** begin **

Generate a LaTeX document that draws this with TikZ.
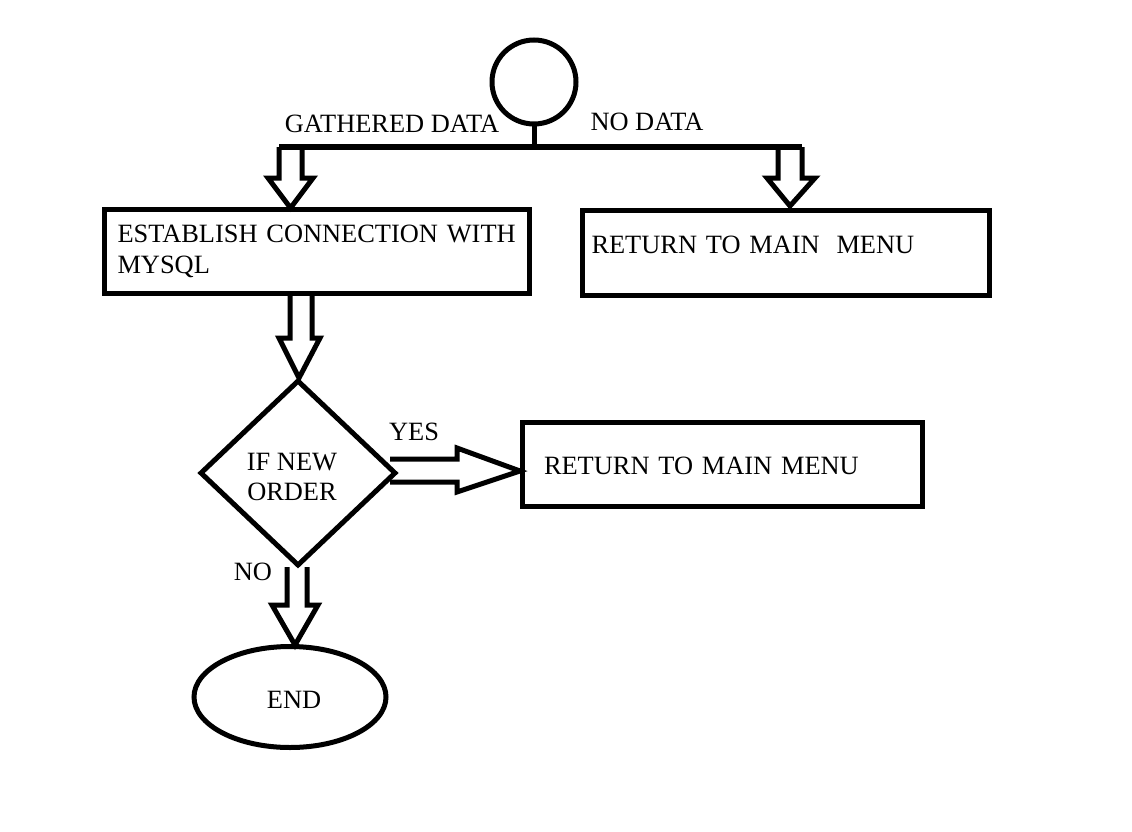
\documentclass[tikz,border=0pt]{standalone}
\usepackage{fontspec}
\setmainfont{Liberation Serif}
\usetikzlibrary{shapes.geometric}
\begin{document}
\begin{tikzpicture}[x=1pt,y=-1pt,line width=5pt,line join=miter,
  every node/.style={font=\fontsize{26.4}{32}\selectfont},
  box/.style={draw,rectangle,inner ysep=0pt,align=left},
  lbl/.style={inner sep=0pt},
  barrow/.style={draw,line width=5pt,line join=miter}]
\path[fill=white] (0,0) rectangle (1132,832);
% nodes
\node[box,minimum width=425pt,minimum height=84pt,text width=399pt,inner xsep=13pt] (conn) at (317,251) {ESTABLISH CONNECTION WITH\\[-1pt]MYSQL};
\node[draw,circle,minimum size=84pt,inner sep=0pt] (start) at (534,82) {};
\node[box,minimum width=407pt,minimum height=85pt,text width=389pt,inner xsep=9pt,text height=19pt,text depth=19pt] (ret1) at (786,253) {RETURN TO MAIN\hspace{0.3em} MENU};
\node[draw,diamond,minimum width=196pt,minimum height=186pt,inner sep=0pt] (dec) at (298,473) {\raisebox{-12pt}[0pt][0pt]{\hspace*{-12pt}\begin{tabular}{@{}c@{}}IF NEW\\[-2pt]ORDER\end{tabular}}};
\node[box,minimum width=400pt,minimum height=84pt,text width=356pt,inner xsep=22pt,text height=30pt,text depth=9pt] (ret2) at (722,464) {RETURN TO MAIN MENU};
\node[draw,ellipse,minimum width=192pt,minimum height=101pt,inner sep=0pt] (end) at (290,697) {\raisebox{-11.5pt}[0pt][0pt]{\hspace*{8pt}END}};
% labels
\node[lbl] (lgd) at (392,124) {GATHERED DATA};
\node[lbl] (lnd) at (647,122) {NO DATA};
\node[lbl] (lyes) at (414,432) {YES};
\node[lbl] (lno) at (253,572) {NO};
% split connector
\coordinate (split) at (start.south |- 0,147);
\coordinate (bl) at (279,147);
\coordinate (br) at (802,147);
\draw (start.south) -- (split);
% block arrows
\draw[barrow] (bl) -- (279,178) -- (268,178) -- (290.5,208) -- (313,178) -- (302,178) -- (302,147);
\draw[barrow] (778,147) -- (778,178) -- (767,178) -- (790,206) -- (815,178) -- (802,178) -- (br);
\draw (bl) -- (br);
\draw[barrow] (290,294) -- (290,338) -- (279,338) -- (299,378) -- (320,338) -- (312,338) -- (312,294);
\draw[barrow] (390,459) -- (457,459) -- (457,448) -- (520,471) -- (457,492) -- (457,482) -- (390,482);
\draw[barrow] (287,567) -- (287,605) -- (272,605) -- (295,645) -- (318,605) -- (307,605) -- (307,567);
\end{tikzpicture}
\end{document}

** end **

Every line of the data should be copied as it stands, without the images.

**Solution for this task:**
Generate a LaTeX document that draws this with TikZ.
\documentclass[tikz,border=0pt]{standalone}
\usepackage{fontspec}
\setmainfont{Liberation Serif}
\usetikzlibrary{shapes.geometric}
\begin{document}
\begin{tikzpicture}[x=1pt,y=-1pt,line width=5pt,line join=miter,
  every node/.style={font=\fontsize{26.4}{32}\selectfont},
  box/.style={draw,rectangle,inner ysep=0pt,align=left},
  lbl/.style={inner sep=0pt},
  barrow/.style={draw,line width=5pt,line join=miter}]
\path[fill=white] (0,0) rectangle (1132,832);
% nodes
\node[box,minimum width=425pt,minimum height=84pt,text width=399pt,inner xsep=13pt] (conn) at (317,251) {ESTABLISH CONNECTION WITH\\[-1pt]MYSQL};
\node[draw,circle,minimum size=84pt,inner sep=0pt] (start) at (534,82) {};
\node[box,minimum width=407pt,minimum height=85pt,text width=389pt,inner xsep=9pt,text height=19pt,text depth=19pt] (ret1) at (786,253) {RETURN TO MAIN\hspace{0.3em} MENU};
\node[draw,diamond,minimum width=196pt,minimum height=186pt,inner sep=0pt] (dec) at (298,473) {\raisebox{-12pt}[0pt][0pt]{\hspace*{-12pt}\begin{tabular}{@{}c@{}}IF NEW\\[-2pt]ORDER\end{tabular}}};
\node[box,minimum width=400pt,minimum height=84pt,text width=356pt,inner xsep=22pt,text height=30pt,text depth=9pt] (ret2) at (722,464) {RETURN TO MAIN MENU};
\node[draw,ellipse,minimum width=192pt,minimum height=101pt,inner sep=0pt] (end) at (290,697) {\raisebox{-11.5pt}[0pt][0pt]{\hspace*{8pt}END}};
% labels
\node[lbl] (lgd) at (392,124) {GATHERED DATA};
\node[lbl] (lnd) at (647,122) {NO DATA};
\node[lbl] (lyes) at (414,432) {YES};
\node[lbl] (lno) at (253,572) {NO};
% split connector
\coordinate (split) at (start.south |- 0,147);
\coordinate (bl) at (279,147);
\coordinate (br) at (802,147);
\draw (start.south) -- (split);
% block arrows
\draw[barrow] (bl) -- (279,178) -- (268,178) -- (290.5,208) -- (313,178) -- (302,178) -- (302,147);
\draw[barrow] (778,147) -- (778,178) -- (767,178) -- (790,206) -- (815,178) -- (802,178) -- (br);
\draw (bl) -- (br);
\draw[barrow] (290,294) -- (290,338) -- (279,338) -- (299,378) -- (320,338) -- (312,338) -- (312,294);
\draw[barrow] (390,459) -- (457,459) -- (457,448) -- (520,471) -- (457,492) -- (457,482) -- (390,482);
\draw[barrow] (287,567) -- (287,605) -- (272,605) -- (295,645) -- (318,605) -- (307,605) -- (307,567);
\end{tikzpicture}
\end{document}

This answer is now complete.